Reputation: 105
With the given input I need to figure out how to get my out put to look as follows. I cannot get rid of the brackets which is my first problem.
X= ["This is a hairy #calf",
"goodbye to the snow #gone",
"13742 the digits to give",
"Remember the name d - mayne",
"I hate you"]
Output =
This is hairy calf
goodbye to the snow gone
the digits to give
Remember the name mayne
I hate you
This is what I've tried:
X= """["This is an hairy #calf",
"goodbye to the snow #gone",
"13742 the digits to give",
"Remember the name d - mayne",
"I hate you"]"""
X_modified=re.sub(r"[#+-\.\"\n""[""]","",X)
X_modified
Upvotes: 2
Views: 100
Reputation: 626929
You may use ast.literal_eval
to cast the string you have into a list, that way you simplify further handling the strings.

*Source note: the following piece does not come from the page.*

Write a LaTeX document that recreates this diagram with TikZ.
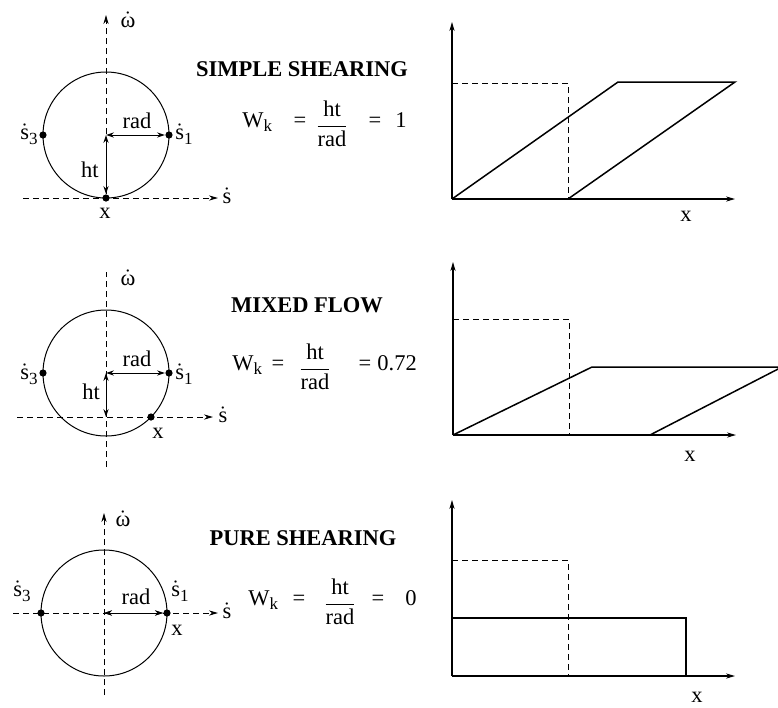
\documentclass[tikz,border=0pt]{standalone}
\usepackage{fontspec}
\setmainfont{Liberation Serif}
\usetikzlibrary{arrows.meta}
\newcommand\lowsub[1]{\raisebox{-0.45ex}{\fontsize{8.5}{9}\selectfont #1}}
\newcommand\rate[1]{$\dot{\mbox{#1}}$}
\begin{document}
\begin{tikzpicture}[x=0.5pt,y=-0.5pt,
  every node/.style={font=\fontsize{11.25}{13}\selectfont,inner sep=0pt},
  ttl/.style={font=\fontsize{11.25}{13}\selectfont\bfseries,anchor=base},
  axis/.style={dash pattern=on 3pt off 2pt,line width=0.45pt},
  tip/.style={-{Stealth[length=4.5pt,width=2.6pt]}},
  both/.style={{Stealth[length=4pt,width=2.6pt]}-{Stealth[length=4pt,width=2.6pt]},line width=0.5pt},
  pt/.style={circle,fill,minimum size=3.6pt},
  mohr/.style={line width=0.5pt},
  plot/.style={line width=0.75pt}]
\useasboundingbox (0,0) rectangle (778,708);

% Mohr circles
\foreach \n/\cx/\cy in {1/106/135, 2/106/373, 3/104/613} {
  \coordinate (c\n) at (\cx,\cy);
  \draw[mohr] (c\n) circle[radius=63];
  \node[pt] (sa\n) at (\cx-63,\cy) {};
  \node[pt] (sb\n) at (\cx+63,\cy) {};
}
\draw[both] (c1) -- (sb1);
\draw[both] (c2) -- (sb2);
\draw[both] (c3) -- (sb3);
\node (rad1) at (137,121) {rad};
\node (rad2) at (137,359) {rad};
\node (rad3) at (136,597) {rad};

% simple shearing: circle
\node[pt] (xa1) at (106,198) {};
\coordinate (wt1) at (106,15);
\coordinate (sl1) at (23,198);
\coordinate (sr1) at (218,198);
\draw[axis,tip] (xa1) -- (wt1);
\draw[axis,tip] (sl1) -- (sr1);
\draw[both] (c1) -- (xa1);
\node (ht1) at (90,170) {ht};
\node (w1) at (128,20) {\rate{ω}};
\node (s1) at (227,196) {\rate{s}};
\node (x1) at (105,213) {x};
\node (sl1a) at (184,134) {\rate{s}\lowsub{1}};
\node (sl3a) at (29,134) {\rate{s}\lowsub{3}};

% mixed flow: circle
\node[pt] (xa2) at (151,417) {};
\coordinate (xb2) at (106,417);
\coordinate (wb2) at (106,467);
\coordinate (wt2) at (106,272);
\coordinate (sl2) at (17,417);
\coordinate (sr2) at (213,417);
\draw[axis] (wb2) -- (wt2);
\draw[axis,tip] (sl2) -- (sr2);
\draw[both] (c2) -- (xb2);
\node (ht2) at (91,392) {ht};
\node (w2) at (128,278) {\rate{ω}};
\node (s2) at (223,415) {\rate{s}};
\node (x2) at (158,433) {x};
\node (sl1b) at (184,374) {\rate{s}\lowsub{1}};
\node (sl3b) at (29,374) {\rate{s}\lowsub{3}};

% pure shearing: circle
\coordinate (wb3) at (104,695);
\coordinate (wt3) at (104,513);
\coordinate (sl3) at (13,613);
\coordinate (sr3) at (218,613);
\draw[axis,tip] (wb3) -- (wt3);
\draw[axis,tip] (sl3) -- (sr3);
\draw[both] (c3) -- (sb3);
\node (w3) at (123,519) {\rate{ω}};
\node (s3) at (227,611) {\rate{s}};
\node (x3) at (177,630) {x};
\node (sl1c) at (180,591) {\rate{s}\lowsub{1}};
\node (sl3c) at (22,591) {\rate{s}\lowsub{3}};

% titles and kinematic vorticity numbers
\foreach \n/\tx/\tb/\title/\wx/\by/\ex/\fx/\gx/\vx/\val in {
    1/302/76/SIMPLE SHEARING/242/127/300/332/375/395/1,
    2/307/312/MIXED FLOW/232/370/278/315/365/377/0.72,
    3/303/545/PURE SHEARING/248/605/299/340/378/405/0} {
  \node[ttl] (ttl\n) at (\tx,\tb) {\title};
  \node[anchor=base west] (wk\n) at (\wx,\by) {W\lowsub{k}};
  \node[anchor=base] (eqa\n) at (\ex,\by) {=};
  \node (frac\n) at (\fx,\by-3) {$\displaystyle\frac{\mbox{ht}}{\mbox{rad}}$};
  \node[anchor=base] (eqb\n) at (\gx,\by) {=};
  \node[anchor=base west] (val\n) at (\vx,\by) {\val};
}

% strain profiles
\foreach \n/\ox/\oy/\ty/\lx/\ly in {1/452/199/22/686/216, 2/453/435/262/690/456, 3/452/676/500/697/697} {
  \coordinate (o\n) at (\ox,\oy);
  \coordinate (yt\n) at (\ox,\ty);
  \coordinate (xe\n) at (\ox+283,\oy);
  \coordinate (da\n) at (\ox,\oy-116);
  \coordinate (db\n) at (\ox+116,\oy-116);
  \coordinate (dc\n) at (\ox+116,\oy);
  \draw[tip,line width=0.55pt] (o\n) -- (yt\n);
  \draw[tip,line width=0.55pt] (o\n) -- (xe\n);
  \draw[axis] (da\n) -- (db\n) -- (dc\n);
  \node (xl\n) at (\lx,\ly) {x};
}
\coordinate (pa1) at (618,82);
\coordinate (pb1) at (735,82);
\draw[plot] (o1) -- (pa1) -- (pb1) -- (dc1);
\coordinate (pa2) at (592,367);
\coordinate (pb2) at (782,367);
\coordinate (pc2) at (650,435);
\draw[plot] (o2) -- (pa2) -- (pb2) -- (pc2);
\coordinate (pa3) at (452,618);
\coordinate (pb3) at (686,618);
\coordinate (pc3) at (686,676);
\draw[plot] (pa3) -- (pb3) -- (pc3);
\end{tikzpicture}
\end{document}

You may run any kind of replacements on the individual string items and then join them with a newline.
import ast, re
X= """["This is an hairy #calf",
"goodbye to the snow #gone",
"13742 the digits to give",
"Remember the name d - mayne",
"I hate you"]"""
l = ast.literal_eval(X)
rx_non_word = re.compile(r'[^\w\s]+')
rx_white = re.compile(r'\s{2,}')
print ( "\n".join([rx_white.sub(' ', rx_non_word.sub('', x)) for x in l]) ))
Output:
This is an hairy calf
goodbye to the snow gone
13742 the digits to give
Remember the name d mayne
I hate you
The [^\w\s]+
regex matches 1+ chars other than word and whitespace and \s{2,}
matches 2 or more whitespaces.
Note you will have to add any exceptions you have to the regex (if any).
Upvotes: 2